There are other strategies we can explore later on, but none of them are very attractive. The old plugin has its 'proxy' feature, but you cannot visualize what you're going to get beforehand, and you suffer some of the same scene-debugging issues as with the auto-mxm discussion above. Richard has proposed a similar idea, a 'mxs proxy', but this is basically a different version of the same thing -- the data still has to come into memory at some point in time if we want to render it, and this is worse, because you're talking about trying to merge geometry and materials, etc., from different mxs files, and this is not a really simple thing to do.

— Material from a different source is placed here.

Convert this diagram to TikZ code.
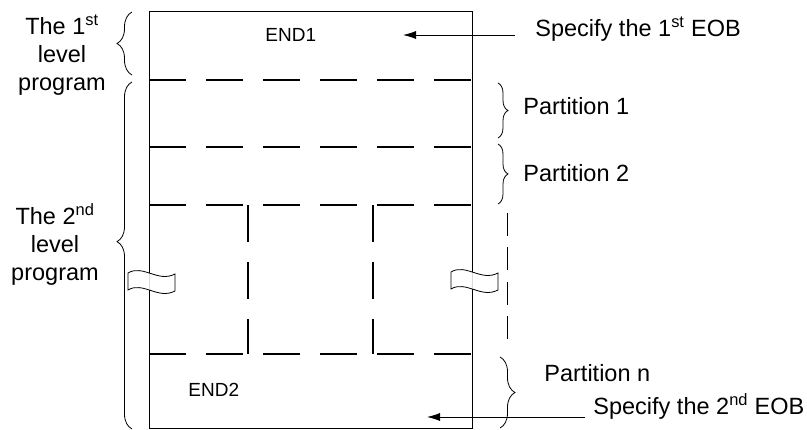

In the Cinema plugin, I wrote a custom instance object from scratch, because the native so-called 'instance object' in Cinema was of a poor design and didn't save any memory at all. So, mine just drew bounding boxes to show where the instances would end up, since the Cinema SDK allows for doing that, and it worked very well; we could build scenes with millions of instances of things with very good viewport performance. But -- all the work was for nothing...at the next half-point version update of Cinema, they finally 'fixed' their own instance object (after however many years), rendering my own completely superfluous.